◆ **The records**:
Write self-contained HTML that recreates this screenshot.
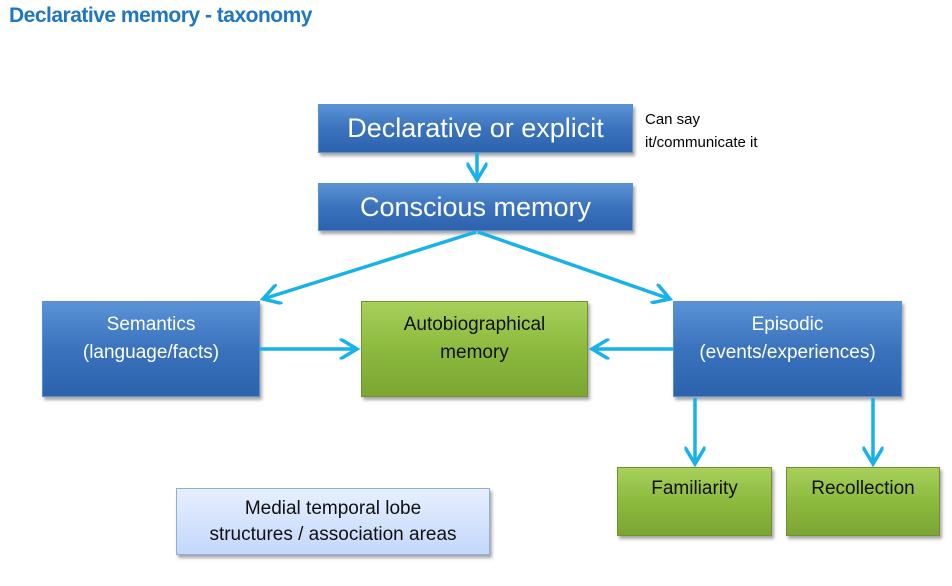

==

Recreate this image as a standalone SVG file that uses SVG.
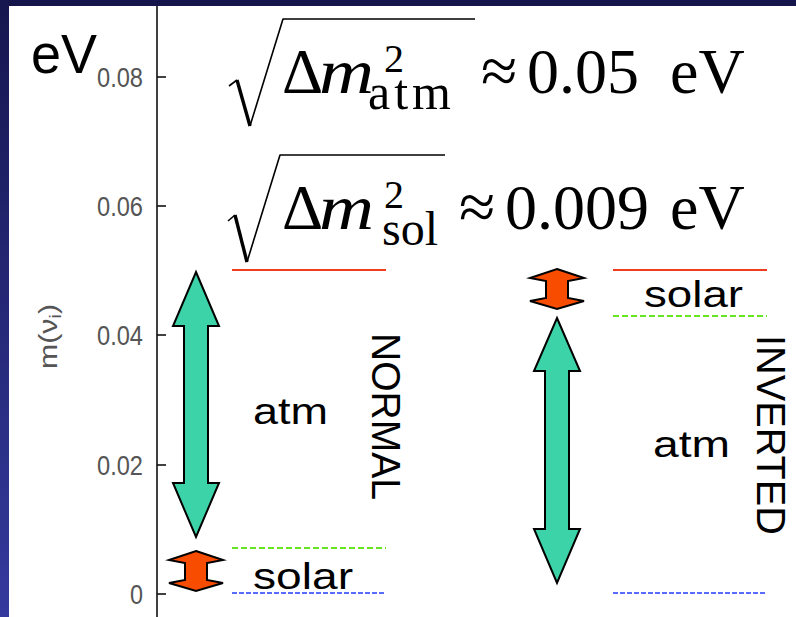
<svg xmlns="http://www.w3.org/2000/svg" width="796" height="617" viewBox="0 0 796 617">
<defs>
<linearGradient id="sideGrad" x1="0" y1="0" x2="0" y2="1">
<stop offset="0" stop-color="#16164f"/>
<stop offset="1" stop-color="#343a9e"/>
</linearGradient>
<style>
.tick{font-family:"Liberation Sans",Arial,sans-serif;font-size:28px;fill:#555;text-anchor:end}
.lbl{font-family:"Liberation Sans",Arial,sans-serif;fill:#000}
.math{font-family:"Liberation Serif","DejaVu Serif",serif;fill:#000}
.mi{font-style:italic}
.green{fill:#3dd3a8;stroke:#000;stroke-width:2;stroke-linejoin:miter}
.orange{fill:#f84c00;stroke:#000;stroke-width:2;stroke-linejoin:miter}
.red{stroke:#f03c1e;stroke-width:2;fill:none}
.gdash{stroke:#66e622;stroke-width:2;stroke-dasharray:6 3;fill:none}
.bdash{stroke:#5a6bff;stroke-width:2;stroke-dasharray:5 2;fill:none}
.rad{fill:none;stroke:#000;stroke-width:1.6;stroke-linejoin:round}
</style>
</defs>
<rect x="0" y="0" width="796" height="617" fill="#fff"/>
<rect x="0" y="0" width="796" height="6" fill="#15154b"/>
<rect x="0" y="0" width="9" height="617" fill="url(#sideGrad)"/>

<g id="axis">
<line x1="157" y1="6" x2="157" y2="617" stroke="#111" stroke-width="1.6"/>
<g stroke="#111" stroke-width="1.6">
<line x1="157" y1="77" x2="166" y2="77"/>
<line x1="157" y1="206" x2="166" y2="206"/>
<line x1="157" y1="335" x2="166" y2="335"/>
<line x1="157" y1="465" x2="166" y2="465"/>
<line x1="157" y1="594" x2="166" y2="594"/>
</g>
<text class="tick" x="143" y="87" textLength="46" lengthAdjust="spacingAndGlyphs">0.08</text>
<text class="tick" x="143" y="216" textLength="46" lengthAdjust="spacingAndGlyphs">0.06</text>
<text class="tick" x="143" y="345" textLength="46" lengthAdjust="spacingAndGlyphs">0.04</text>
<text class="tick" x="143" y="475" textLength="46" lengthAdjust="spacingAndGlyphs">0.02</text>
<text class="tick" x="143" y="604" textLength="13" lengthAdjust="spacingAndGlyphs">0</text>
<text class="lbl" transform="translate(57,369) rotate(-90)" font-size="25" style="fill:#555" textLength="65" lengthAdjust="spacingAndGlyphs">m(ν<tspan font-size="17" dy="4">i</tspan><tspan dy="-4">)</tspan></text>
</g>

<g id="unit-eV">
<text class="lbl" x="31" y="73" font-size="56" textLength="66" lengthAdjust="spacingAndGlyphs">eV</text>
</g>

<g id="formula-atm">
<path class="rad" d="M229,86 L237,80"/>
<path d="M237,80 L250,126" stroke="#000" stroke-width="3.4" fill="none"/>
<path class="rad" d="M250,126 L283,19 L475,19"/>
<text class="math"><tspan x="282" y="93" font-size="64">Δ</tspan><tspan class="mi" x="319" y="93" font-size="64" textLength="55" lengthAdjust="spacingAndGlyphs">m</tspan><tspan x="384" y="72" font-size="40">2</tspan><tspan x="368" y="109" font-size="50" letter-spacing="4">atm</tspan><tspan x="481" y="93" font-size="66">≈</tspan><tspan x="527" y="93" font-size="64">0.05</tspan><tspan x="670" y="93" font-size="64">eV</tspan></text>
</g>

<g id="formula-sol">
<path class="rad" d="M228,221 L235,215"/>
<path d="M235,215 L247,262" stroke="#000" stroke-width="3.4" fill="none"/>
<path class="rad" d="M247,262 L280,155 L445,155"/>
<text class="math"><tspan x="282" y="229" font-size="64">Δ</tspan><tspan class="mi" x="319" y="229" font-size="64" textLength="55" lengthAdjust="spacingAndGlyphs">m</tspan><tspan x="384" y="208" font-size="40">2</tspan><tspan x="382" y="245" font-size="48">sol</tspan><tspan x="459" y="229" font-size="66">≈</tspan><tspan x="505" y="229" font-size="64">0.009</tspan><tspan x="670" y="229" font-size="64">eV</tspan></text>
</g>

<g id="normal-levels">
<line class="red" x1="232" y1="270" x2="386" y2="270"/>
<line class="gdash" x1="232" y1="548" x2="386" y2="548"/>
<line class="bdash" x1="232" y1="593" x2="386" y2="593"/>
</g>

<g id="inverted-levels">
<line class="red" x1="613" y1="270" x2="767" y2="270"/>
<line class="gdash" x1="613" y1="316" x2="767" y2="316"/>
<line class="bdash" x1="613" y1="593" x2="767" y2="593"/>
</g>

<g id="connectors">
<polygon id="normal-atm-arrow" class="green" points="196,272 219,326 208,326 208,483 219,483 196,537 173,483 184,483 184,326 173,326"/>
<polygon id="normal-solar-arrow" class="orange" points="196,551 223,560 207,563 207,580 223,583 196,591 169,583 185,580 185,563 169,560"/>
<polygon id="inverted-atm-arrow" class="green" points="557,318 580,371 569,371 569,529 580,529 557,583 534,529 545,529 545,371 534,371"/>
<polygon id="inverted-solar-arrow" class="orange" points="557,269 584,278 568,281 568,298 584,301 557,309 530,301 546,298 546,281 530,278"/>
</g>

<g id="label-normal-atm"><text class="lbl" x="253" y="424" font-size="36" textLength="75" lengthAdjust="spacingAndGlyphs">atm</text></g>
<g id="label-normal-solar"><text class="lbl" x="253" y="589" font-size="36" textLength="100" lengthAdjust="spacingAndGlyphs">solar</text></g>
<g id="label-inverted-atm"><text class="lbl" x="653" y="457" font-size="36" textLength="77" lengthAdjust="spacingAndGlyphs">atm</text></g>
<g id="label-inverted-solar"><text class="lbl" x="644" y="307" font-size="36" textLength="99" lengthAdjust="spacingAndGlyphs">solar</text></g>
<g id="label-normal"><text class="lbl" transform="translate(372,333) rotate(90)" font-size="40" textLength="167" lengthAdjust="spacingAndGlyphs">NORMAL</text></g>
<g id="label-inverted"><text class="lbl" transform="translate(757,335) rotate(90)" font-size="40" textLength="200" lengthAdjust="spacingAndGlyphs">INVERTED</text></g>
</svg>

◆ **Problem details**: Copy every line above that holds the word "this".

◆ **Full response**:
Write self-contained HTML that recreates this screenshot.
Recreate this image as a standalone SVG file that uses SVG.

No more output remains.